§ DATASET CONTENT:
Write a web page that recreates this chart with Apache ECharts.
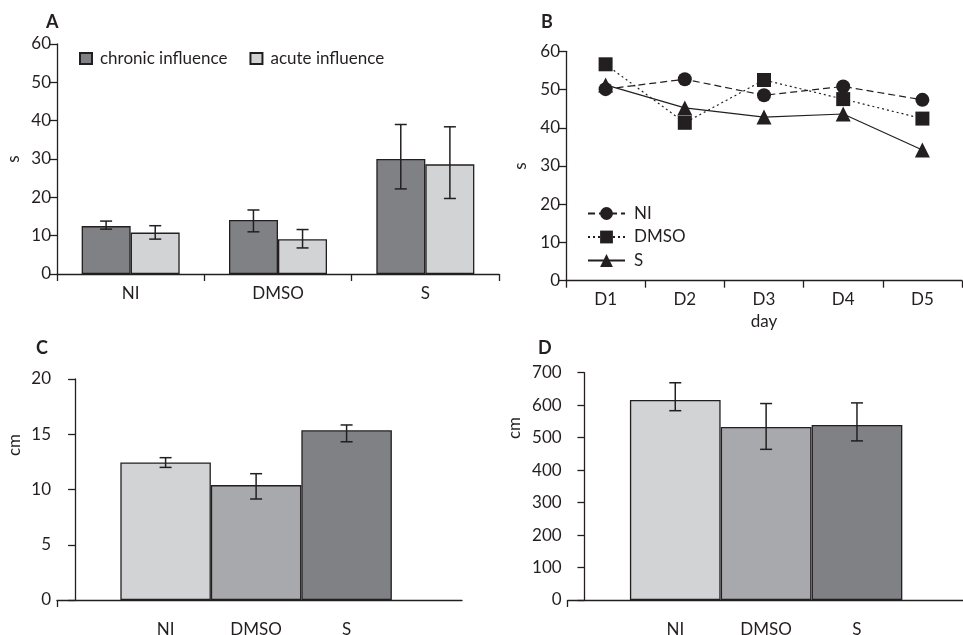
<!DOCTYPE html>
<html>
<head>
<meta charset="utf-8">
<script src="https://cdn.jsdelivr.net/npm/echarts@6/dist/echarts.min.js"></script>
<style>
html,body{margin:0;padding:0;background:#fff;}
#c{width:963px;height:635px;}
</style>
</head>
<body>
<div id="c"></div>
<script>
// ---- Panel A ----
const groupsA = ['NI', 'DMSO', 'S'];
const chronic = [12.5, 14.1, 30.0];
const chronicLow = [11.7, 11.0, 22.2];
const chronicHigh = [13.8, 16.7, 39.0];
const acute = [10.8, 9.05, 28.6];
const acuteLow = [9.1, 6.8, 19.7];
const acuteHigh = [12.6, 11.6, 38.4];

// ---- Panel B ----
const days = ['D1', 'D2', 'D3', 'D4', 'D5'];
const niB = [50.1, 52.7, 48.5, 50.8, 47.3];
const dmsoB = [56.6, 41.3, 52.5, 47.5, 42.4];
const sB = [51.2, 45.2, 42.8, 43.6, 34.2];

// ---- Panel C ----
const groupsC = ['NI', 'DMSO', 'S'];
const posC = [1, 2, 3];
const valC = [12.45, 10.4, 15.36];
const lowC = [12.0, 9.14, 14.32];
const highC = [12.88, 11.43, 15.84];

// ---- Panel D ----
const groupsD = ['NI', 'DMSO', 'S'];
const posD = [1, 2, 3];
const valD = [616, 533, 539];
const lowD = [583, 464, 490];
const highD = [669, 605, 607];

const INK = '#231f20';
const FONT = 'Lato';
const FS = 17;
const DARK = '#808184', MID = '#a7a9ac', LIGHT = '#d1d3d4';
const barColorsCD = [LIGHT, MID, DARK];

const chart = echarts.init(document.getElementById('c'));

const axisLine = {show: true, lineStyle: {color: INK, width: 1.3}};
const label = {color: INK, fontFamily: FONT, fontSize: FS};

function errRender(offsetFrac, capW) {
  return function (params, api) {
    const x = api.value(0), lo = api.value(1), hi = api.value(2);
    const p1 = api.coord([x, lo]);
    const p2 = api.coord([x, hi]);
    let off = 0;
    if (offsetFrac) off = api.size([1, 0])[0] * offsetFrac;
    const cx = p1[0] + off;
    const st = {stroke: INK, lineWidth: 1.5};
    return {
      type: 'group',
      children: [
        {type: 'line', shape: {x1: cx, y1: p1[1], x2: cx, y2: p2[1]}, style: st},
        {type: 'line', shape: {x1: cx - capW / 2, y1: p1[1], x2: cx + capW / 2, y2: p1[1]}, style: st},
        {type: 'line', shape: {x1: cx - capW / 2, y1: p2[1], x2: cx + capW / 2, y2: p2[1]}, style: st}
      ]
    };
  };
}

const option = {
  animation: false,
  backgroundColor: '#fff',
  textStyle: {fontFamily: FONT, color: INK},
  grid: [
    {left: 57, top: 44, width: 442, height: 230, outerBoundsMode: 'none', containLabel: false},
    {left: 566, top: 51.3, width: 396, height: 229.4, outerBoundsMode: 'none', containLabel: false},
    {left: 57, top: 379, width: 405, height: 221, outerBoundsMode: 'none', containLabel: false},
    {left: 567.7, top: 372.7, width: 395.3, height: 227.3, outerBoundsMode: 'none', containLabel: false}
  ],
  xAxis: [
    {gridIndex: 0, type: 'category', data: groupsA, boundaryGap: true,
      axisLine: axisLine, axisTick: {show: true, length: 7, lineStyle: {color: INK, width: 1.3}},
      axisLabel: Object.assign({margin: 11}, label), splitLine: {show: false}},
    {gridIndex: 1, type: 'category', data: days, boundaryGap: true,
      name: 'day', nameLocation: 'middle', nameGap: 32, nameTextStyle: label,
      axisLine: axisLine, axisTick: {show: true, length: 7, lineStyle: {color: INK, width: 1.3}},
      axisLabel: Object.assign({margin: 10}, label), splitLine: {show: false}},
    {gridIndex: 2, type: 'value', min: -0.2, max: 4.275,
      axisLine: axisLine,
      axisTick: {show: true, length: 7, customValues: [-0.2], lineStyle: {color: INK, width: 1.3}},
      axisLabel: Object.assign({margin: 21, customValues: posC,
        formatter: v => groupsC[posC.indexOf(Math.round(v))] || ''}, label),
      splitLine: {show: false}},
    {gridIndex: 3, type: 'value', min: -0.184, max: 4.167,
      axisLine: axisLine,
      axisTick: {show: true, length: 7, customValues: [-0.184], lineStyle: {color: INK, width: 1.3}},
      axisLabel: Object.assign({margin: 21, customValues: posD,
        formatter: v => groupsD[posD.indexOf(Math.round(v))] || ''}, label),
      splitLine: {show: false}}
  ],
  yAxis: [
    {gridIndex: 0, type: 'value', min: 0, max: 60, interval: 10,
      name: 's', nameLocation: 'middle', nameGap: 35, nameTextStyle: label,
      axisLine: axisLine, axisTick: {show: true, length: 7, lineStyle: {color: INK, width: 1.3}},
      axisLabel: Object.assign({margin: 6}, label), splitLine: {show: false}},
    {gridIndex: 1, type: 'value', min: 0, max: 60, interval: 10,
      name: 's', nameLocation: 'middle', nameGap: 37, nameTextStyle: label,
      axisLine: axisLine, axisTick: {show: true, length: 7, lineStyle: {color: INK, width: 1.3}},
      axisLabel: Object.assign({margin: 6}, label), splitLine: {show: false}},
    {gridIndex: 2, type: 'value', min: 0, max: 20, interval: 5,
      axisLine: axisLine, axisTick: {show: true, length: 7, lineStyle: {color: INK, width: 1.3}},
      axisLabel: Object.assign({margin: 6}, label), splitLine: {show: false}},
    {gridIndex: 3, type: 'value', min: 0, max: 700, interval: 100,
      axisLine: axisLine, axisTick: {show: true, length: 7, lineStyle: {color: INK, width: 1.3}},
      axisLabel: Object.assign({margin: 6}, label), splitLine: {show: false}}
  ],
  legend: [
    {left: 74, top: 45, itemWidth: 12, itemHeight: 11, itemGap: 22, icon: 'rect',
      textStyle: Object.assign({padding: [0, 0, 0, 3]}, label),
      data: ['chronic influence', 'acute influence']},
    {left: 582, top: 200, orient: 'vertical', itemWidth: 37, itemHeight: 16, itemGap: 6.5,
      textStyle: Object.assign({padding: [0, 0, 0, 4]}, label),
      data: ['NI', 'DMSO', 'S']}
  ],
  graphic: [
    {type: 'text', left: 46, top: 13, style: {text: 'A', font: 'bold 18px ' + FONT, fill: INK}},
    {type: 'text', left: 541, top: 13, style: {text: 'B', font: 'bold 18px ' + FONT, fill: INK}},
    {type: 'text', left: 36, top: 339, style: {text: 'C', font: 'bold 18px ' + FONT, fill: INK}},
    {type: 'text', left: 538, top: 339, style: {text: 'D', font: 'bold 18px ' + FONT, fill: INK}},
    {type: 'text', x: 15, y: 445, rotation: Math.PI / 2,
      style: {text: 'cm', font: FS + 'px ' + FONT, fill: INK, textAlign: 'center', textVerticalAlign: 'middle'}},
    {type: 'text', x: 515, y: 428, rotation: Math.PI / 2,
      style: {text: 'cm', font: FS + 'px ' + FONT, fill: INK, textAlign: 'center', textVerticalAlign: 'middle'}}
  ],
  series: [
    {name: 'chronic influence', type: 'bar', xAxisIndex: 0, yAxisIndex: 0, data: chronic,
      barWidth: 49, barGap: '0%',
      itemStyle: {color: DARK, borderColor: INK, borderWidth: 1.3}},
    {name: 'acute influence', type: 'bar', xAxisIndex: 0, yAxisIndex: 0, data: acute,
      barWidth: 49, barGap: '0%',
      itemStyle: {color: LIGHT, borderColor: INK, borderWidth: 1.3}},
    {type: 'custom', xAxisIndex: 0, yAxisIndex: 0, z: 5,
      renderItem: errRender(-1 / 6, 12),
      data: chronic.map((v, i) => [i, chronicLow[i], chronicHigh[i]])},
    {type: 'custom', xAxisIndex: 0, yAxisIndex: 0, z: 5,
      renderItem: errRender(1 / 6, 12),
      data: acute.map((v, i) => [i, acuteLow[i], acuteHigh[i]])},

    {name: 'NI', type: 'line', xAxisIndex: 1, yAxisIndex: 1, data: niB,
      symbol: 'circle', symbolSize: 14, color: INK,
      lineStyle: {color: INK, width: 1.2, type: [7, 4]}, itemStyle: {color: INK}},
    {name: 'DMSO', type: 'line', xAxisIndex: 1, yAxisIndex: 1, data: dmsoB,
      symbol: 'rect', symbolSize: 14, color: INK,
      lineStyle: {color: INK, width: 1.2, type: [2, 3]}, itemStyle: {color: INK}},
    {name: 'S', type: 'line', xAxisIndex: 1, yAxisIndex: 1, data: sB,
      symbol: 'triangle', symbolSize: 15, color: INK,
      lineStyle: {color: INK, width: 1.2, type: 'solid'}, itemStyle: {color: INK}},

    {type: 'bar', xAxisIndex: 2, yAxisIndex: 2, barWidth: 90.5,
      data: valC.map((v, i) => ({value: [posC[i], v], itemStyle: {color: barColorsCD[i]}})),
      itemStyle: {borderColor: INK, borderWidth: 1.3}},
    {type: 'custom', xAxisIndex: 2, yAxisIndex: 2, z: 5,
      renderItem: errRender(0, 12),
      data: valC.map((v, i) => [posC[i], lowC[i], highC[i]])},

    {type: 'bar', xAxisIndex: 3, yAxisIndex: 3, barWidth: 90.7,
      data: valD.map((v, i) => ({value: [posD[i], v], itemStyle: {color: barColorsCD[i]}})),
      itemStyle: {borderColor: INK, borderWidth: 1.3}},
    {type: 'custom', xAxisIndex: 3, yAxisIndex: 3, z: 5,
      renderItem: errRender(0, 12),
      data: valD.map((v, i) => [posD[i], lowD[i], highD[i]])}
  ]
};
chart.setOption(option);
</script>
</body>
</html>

§ GIVEN PROBLEM: Repeat, with no pictures, each line from the beginning of the data through the line containing "const highD = [669, 605, 607];", inclusive.

§ TASK SOLUTION:
Write a web page that recreates this chart with Apache ECharts.
<!DOCTYPE html>
<html>
<head>
<meta charset="utf-8">
<script src="https://cdn.jsdelivr.net/npm/echarts@6/dist/echarts.min.js"></script>
<style>
html,body{margin:0;padding:0;background:#fff;}
#c{width:963px;height:635px;}
</style>
</head>
<body>
<div id="c"></div>
<script>
// ---- Panel A ----
const groupsA = ['NI', 'DMSO', 'S'];
const chronic = [12.5, 14.1, 30.0];
const chronicLow = [11.7, 11.0, 22.2];
const chronicHigh = [13.8, 16.7, 39.0];
const acute = [10.8, 9.05, 28.6];
const acuteLow = [9.1, 6.8, 19.7];
const acuteHigh = [12.6, 11.6, 38.4];

// ---- Panel B ----
const days = ['D1', 'D2', 'D3', 'D4', 'D5'];
const niB = [50.1, 52.7, 48.5, 50.8, 47.3];
const dmsoB = [56.6, 41.3, 52.5, 47.5, 42.4];
const sB = [51.2, 45.2, 42.8, 43.6, 34.2];

// ---- Panel C ----
const groupsC = ['NI', 'DMSO', 'S'];
const posC = [1, 2, 3];
const valC = [12.45, 10.4, 15.36];
const lowC = [12.0, 9.14, 14.32];
const highC = [12.88, 11.43, 15.84];

// ---- Panel D ----
const groupsD = ['NI', 'DMSO', 'S'];
const posD = [1, 2, 3];
const valD = [616, 533, 539];
const lowD = [583, 464, 490];
const highD = [669, 605, 607];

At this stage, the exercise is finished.